I have not verified the accuracy of your numbers, but just a note or two. If you are using the broker's IV numbers, they are not known for being very accurate. Also noted your precision for Vega seems truncated, which is not helping you. Deriving IV may be best served by "reverse engineering" it from the price to keep from falling into some of the many of the pitfalls. [Note that the individual option Implied Volatility is the Volatility value needed to reflect the observed option price] However, I suspect you may be chasing the wrong problem. Note that if you are "predicting" an option value, you are predicting both the underlying AND the IV, which may move independent from time to time. If you will post the points in time for the entry to the nearest minute as well as the time of your "test sample", someone may be able to provide more detail. -- It is possible the only flaw in your eval is the iv values between the two points in time.--
I'm definitely no expert - just getting into options - but I agree with this guy. From what I understand, many of the calculations you can do yourself will be more accurate, and probably more current, than what many popular broker platforms will display. Either way, doing the math is a great way to ensure you understand how pricing and volatility works and, potentially, what outside factors might be affecting them.

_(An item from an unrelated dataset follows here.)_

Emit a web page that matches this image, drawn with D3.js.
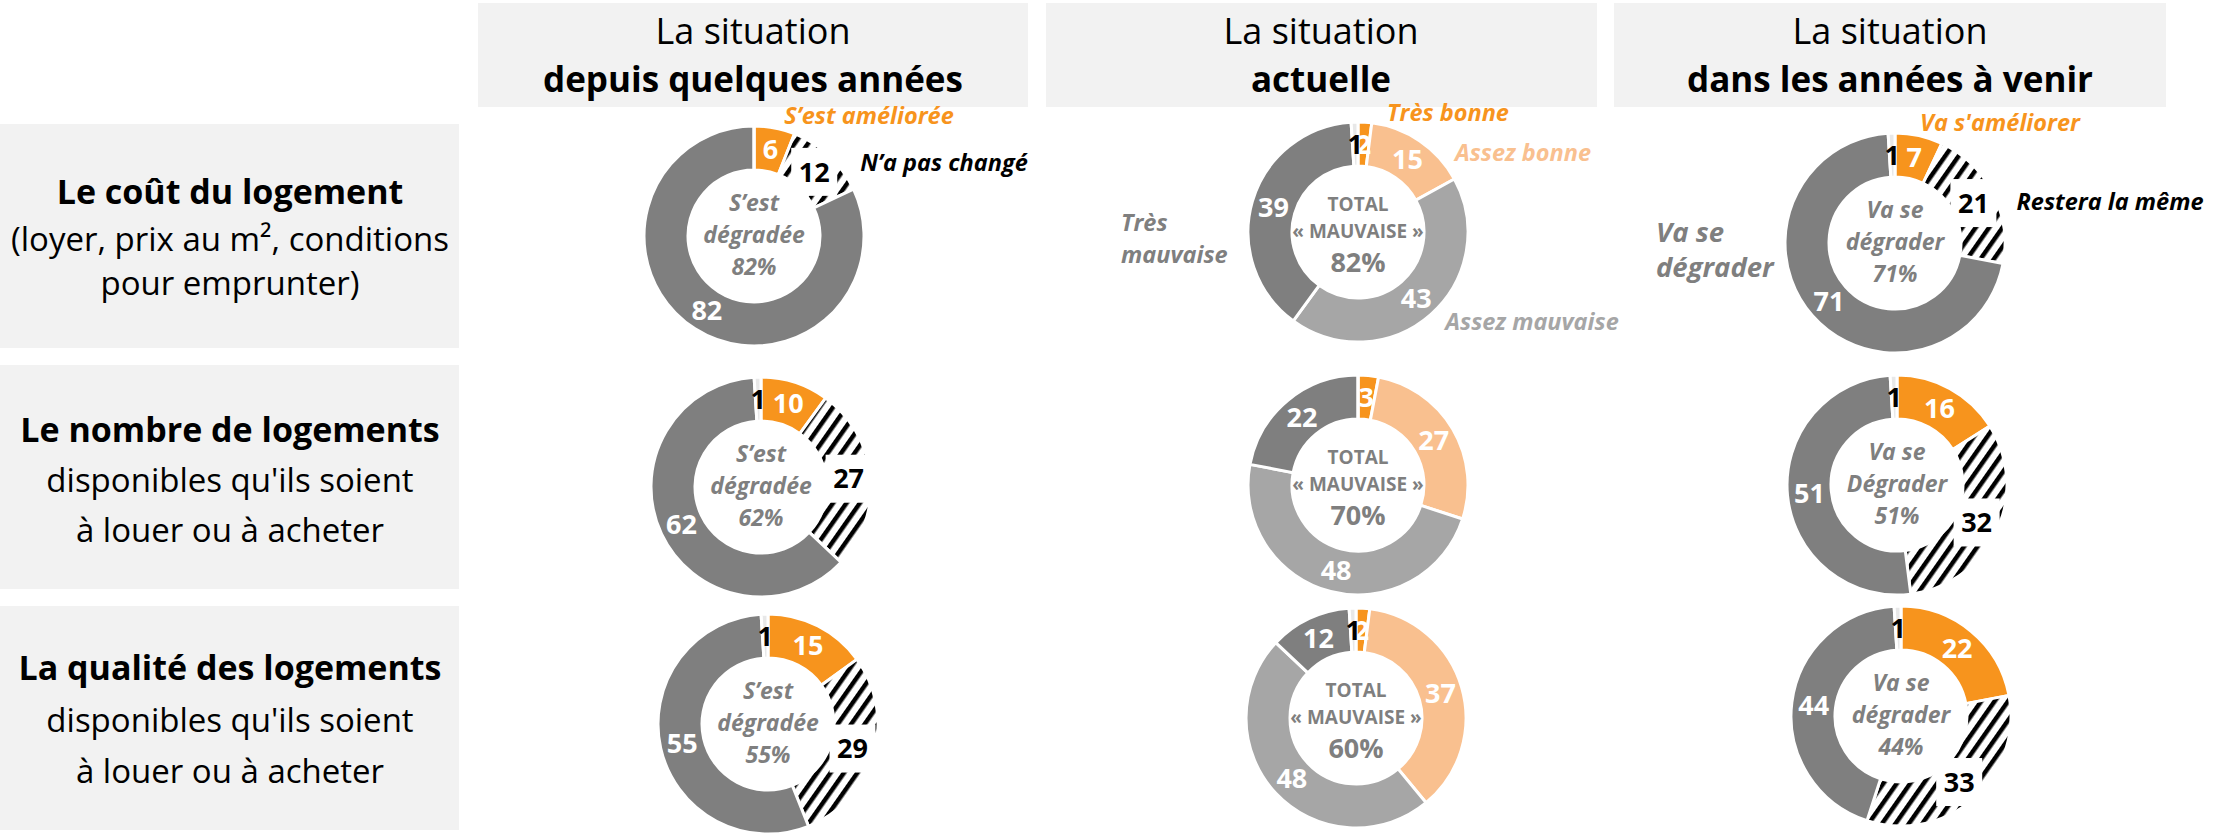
<!DOCTYPE html>
<html lang="fr">
<head>
<meta charset="utf-8">
<title>Logement - situation</title>
<script src="https://d3js.org/d3.v7.min.js"></script>
<style>
  body { margin: 0; background: #fff; }
  svg { display: block; font-family: "Open Sans", sans-serif; }
</style>
</head>
<body>
<script>
// ---- data ----
var columnTitles = ["depuis quelques années", "actuelle", "dans les années à venir"];
var rowTitles = ["Le coût du logement", "Le nombre de logements", "La qualité des logements"];
var rowSubtitles = [
  ["(loyer, prix au m², conditions", "pour emprunter)"],
  ["disponibles qu'ils soient", "à louer ou à acheter"],
  ["disponibles qu'ils soient", "à louer ou à acheter"]
];

var pastCategories = ["S’est améliorée", "N’a pas changé", "S’est dégradée", "NSP"];
var pastValues = [[6, 12, 82, 0], [10, 27, 62, 1], [15, 29, 55, 1]];

var currentCategories = ["Très bonne", "Assez bonne", "Assez mauvaise", "Très mauvaise", "NSP"];
var currentValues = [[2, 15, 43, 39, 1], [3, 27, 48, 22, 0], [2, 37, 48, 12, 1]];

var futureCategories = ["Va s'améliorer", "Restera la même", "Va se dégrader", "NSP"];
var futureValues = [[7, 21, 71, 1], [16, 32, 51, 1], [22, 33, 44, 1]];

var pastCenter = [["S’est", "dégradée"], ["S’est", "dégradée"], ["S’est", "dégradée"]];
var currentCenter = [["TOTAL", "« MAUVAISE »"], ["TOTAL", "« MAUVAISE »"], ["TOTAL", "« MAUVAISE »"]];
var futureCenter = [["Va se", "dégrader"], ["Va se", "Dégrader"], ["Va se", "dégrader"]];

// ---- layout ----
var w = 2236, h = 837;
var orange = "#f7941d", lightOrange = "#f9c08f", darkGray = "#7f7f7f", midGray = "#a6a6a6", nsp = "#e8e8e8";
var colX = [753, 1321, 1890];
var headerBoxes = [[478, 1028], [1046, 1597], [1614, 2166]];
var rowBoxes = [[124, 348], [365, 589], [606, 830]];
var centers = [
  [[754, 236], [761, 487], [768, 724]],
  [[1358, 232], [1358, 485], [1356, 718]],
  [[1895, 243], [1897, 485], [1901, 716]]
];
var outerR = 110, innerR = 66;

var svg = d3.select("body").append("svg").attr("width", w).attr("height", h);

// hatch pattern
var defs = svg.append("defs");
defs.append("pattern")
  .attr("id", "hatch")
  .attr("patternUnits", "userSpaceOnUse")
  .attr("width", 11).attr("height", 11)
  .attr("patternTransform", "rotate(35)")
  .call(function(p) {
    p.append("rect").attr("width", 11).attr("height", 11).attr("fill", "#fff");
    p.append("rect").attr("x", 0).attr("width", 4.5).attr("height", 11).attr("fill", "#000");
  });

// header boxes
columnTitles.forEach(function(t, i) {
  svg.append("rect").attr("x", headerBoxes[i][0]).attr("y", 3)
    .attr("width", headerBoxes[i][1] - headerBoxes[i][0]).attr("height", 104).attr("fill", "#f2f2f2");
  svg.append("text").attr("x", colX[i]).attr("y", 44).attr("text-anchor", "middle")
    .attr("font-size", 36).attr("fill", "#000").text("La situation");
  svg.append("text").attr("x", colX[i]).attr("y", 92).attr("text-anchor", "middle")
    .attr("font-size", 35).attr("font-weight", "bold").attr("fill", "#000").text(t);
});

// row boxes
var rowBaselines = [[204, 251, 295], [442, 492, 542], [680, 732, 783]];
rowTitles.forEach(function(t, i) {
  svg.append("rect").attr("x", 0).attr("y", rowBoxes[i][0])
    .attr("width", 459).attr("height", rowBoxes[i][1] - rowBoxes[i][0]).attr("fill", "#f2f2f2");
  svg.append("text").attr("x", 230).attr("y", rowBaselines[i][0]).attr("text-anchor", "middle")
    .attr("font-size", 34).attr("font-weight", "bold").text(t);
  rowSubtitles[i].forEach(function(s, j) {
    svg.append("text").attr("x", 230).attr("y", rowBaselines[i][j + 1]).attr("text-anchor", "middle")
      .attr("font-size", 33).text(s);
  });
});

var pie = d3.pie().sort(null).value(function(d) { return d; });
var arc = d3.arc().innerRadius(innerR).outerRadius(outerR);

function drawDonut(cx, cy, values, colors, labelColors, centerLines, pct, style) {
  var g = svg.append("g").attr("transform", "translate(" + cx + "," + cy + ")");
  var arcs = pie(values);
  g.selectAll("path").data(arcs).enter().append("path")
    .attr("d", arc)
    .attr("fill", function(d, i) { return colors[i]; })
    .attr("stroke", "#fff").attr("stroke-width", 3);

  // labels: the tiny NSP label last so it sits on top
  var order = arcs.map(function(d, i) { return i; }).filter(function(i) { return values[i] > 0; });
  order.sort(function(a, b) { return (colors[a] === nsp) - (colors[b] === nsp); });
  order.forEach(function(i) {
    var c = arc.centroid(arcs[i]);
    if (colors[i] === "url(#hatch)") {
      g.append("rect").attr("x", c[0] - 23).attr("y", c[1] - 24).attr("width", 46).attr("height", 48).attr("fill", "#fff");
    }
    g.append("text").attr("x", c[0]).attr("y", c[1]).attr("dy", "0.36em")
      .attr("text-anchor", "middle").attr("font-size", 27).attr("font-weight", "bold")
      .attr("fill", labelColors[i]).text(values[i]);
  });

  var lines = centerLines.concat([pct + "%"]);
  lines.forEach(function(l, j) {
    var t = g.append("text").attr("text-anchor", "middle").attr("fill", "#7f7f7f").attr("font-weight", "bold").text(l);
    if (style === "total") {
      t.attr("y", [-28, -1, 30][j]).attr("dy", "0.36em").attr("font-size", j < 2 ? 19 : 27);
    } else {
      t.attr("y", [-33, -1, 31][j]).attr("dy", "0.36em").attr("font-size", 23).attr("font-style", "italic");
    }
  });
}

var yesNoColors = [orange, "url(#hatch)", darkGray, nsp];
var yesNoLabelColors = ["#fff", "#000", "#fff", "#000"];
var currentColors = [orange, lightOrange, midGray, darkGray, nsp];
var currentLabelColors = ["#fff", "#fff", "#fff", "#fff", "#000"];

for (var r = 0; r < 3; r++) {
  drawDonut(centers[0][r][0], centers[0][r][1], pastValues[r], yesNoColors, yesNoLabelColors,
    pastCenter[r], pastValues[r][2], "italic");
  drawDonut(centers[1][r][0], centers[1][r][1], currentValues[r], currentColors, currentLabelColors,
    currentCenter[r], currentValues[r][2] + currentValues[r][3], "total");
  drawDonut(centers[2][r][0], centers[2][r][1], futureValues[r], yesNoColors, yesNoLabelColors,
    futureCenter[r], futureValues[r][2], "italic");
}

// category annotations (first row)
function note(x, y, txt, color, size, anchor) {
  svg.append("text").attr("x", x).attr("y", y).attr("dy", "0.36em")
    .attr("text-anchor", anchor || "middle").attr("font-size", size || 23.5)
    .attr("font-weight", "bold").attr("font-style", "italic").attr("fill", color).text(txt);
}
note(869, 116, pastCategories[0], orange);
note(944, 163, pastCategories[1], "#000");

note(1448, 113, currentCategories[0], orange);
note(1523, 153, currentCategories[1], lightOrange);
note(1532, 322, currentCategories[2], midGray);
var tm = currentCategories[3].split(" ");
note(1121, 223, tm[0], darkGray, 23.5, "start");
note(1121, 255, tm[1], darkGray, 23.5, "start");

note(2000, 123, futureCategories[0], orange);
note(2110, 202, futureCategories[1], "#000");
var vd = futureCategories[2].split(" ");
note(1656, 232, vd[0] + " " + vd[1], darkGray, 27.5, "start");
note(1656, 267, vd[2], darkGray, 27.5, "start");
</script>
</body>
</html>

Thanks stepandfetchit. I'm using Interactive Brokers as my platform. I can't speak to any accuracy of their IV numbers, so I have no idea how accurate they are. I'll try to find an authoritative source like CBoE to compare against. My Vega was not truncated at the time, it really was 0.01. Now it's 0.009, which is still really close. I definitely understand my numbers and math could be off a bit. If I would have came up close to the actual number, then I wouldn't be scratching my head so much, but 0.28 to 0.50 seems quite a difference to me. Deriving the IV is something I haven't done or seen, or even thought about doing frankly, but I will look into this. Thanks for the suggesting and giving me a direction to go to look into this. Your last comment, I think you are asking for the times I executed the trades? If so, I made the purchase on January 6 at 3:59:33 PM for 1.61. As of 9:52 Eastern Time this morning I'm still holding this position, but in my original post, I posted the numbers they were at that time, so my numbers at the time used January 7 at 3:50 PM. Sorry if I misunderstood your statement here.
Just a quick follow up...I started looking at deriving the IV and I came across the Black Scholes calculators online, and I found this one that allows me to set an expiration in days instead of years, so I used it. https://www.calkoo.com/en/black-scholes-option-pricing-model When I entered in my numbers, it came up very close to what Interactive Brokers is reporting; not exactly the same, but really close. I also now see what you mean about the Vega being truncated. I wasn't intentionally doing it, but it is being done by IB in its reporting. Also, comparing against the CBoE quotes (accounting for delay), I see that at least today, there seems to be about a 3 to 4 percent difference in IV, while IV is near 100%. I'm still looking into this, but even with these small changes in numbers, I'm still not seeing a difference of almost half in the option price. I'll keep digging.
I think the IV IB is providing is close enough. I did a calculation for the ATM IV about the time of entry and found my computed value very close to your IB value, so don't think the issue with the gross error is the IV. (so the sheet below is using your values, not calculated IV) As a test, I grabbed an Excel sheet from the web, which provided BSM and just plugged in your values for the following day (where you expected the value of the option to not match your expectations). I found the value to be within 1 penny. Let me know if I missed something! Note: you may not be accounting for time. -- I track time to nearest minuite, which may be the issue. Also, I use the nearest term LIBOR data for interest rates. Below is the excel sheet with the data for yesterday, but using the IV numbers IB provided you! Link to this Excel sheet on the web: "https://excelatfinance.com/xlf/black_scholes.php" For Stock (price) I entered 16.52, for exercise 18 for Rate: 0.15459954422709% <-- you can round it (this was copy/paste) Sigma: your number of 96.6% Time: =8.14236111111111/365.25 The calculated Put price was 1.90, where you observed 1.89 which may be close enough for government work.
Here is using the link you provided: -- My interest rate is not intended for DTE < 30 days, and I use the 30 day rate so have some error there, but is close enough for most applications. I do not see any issues or unresolved mysteries. Thanks for posting as it seems fairly clear IB is indicating accurate IV numbers for the options you reference.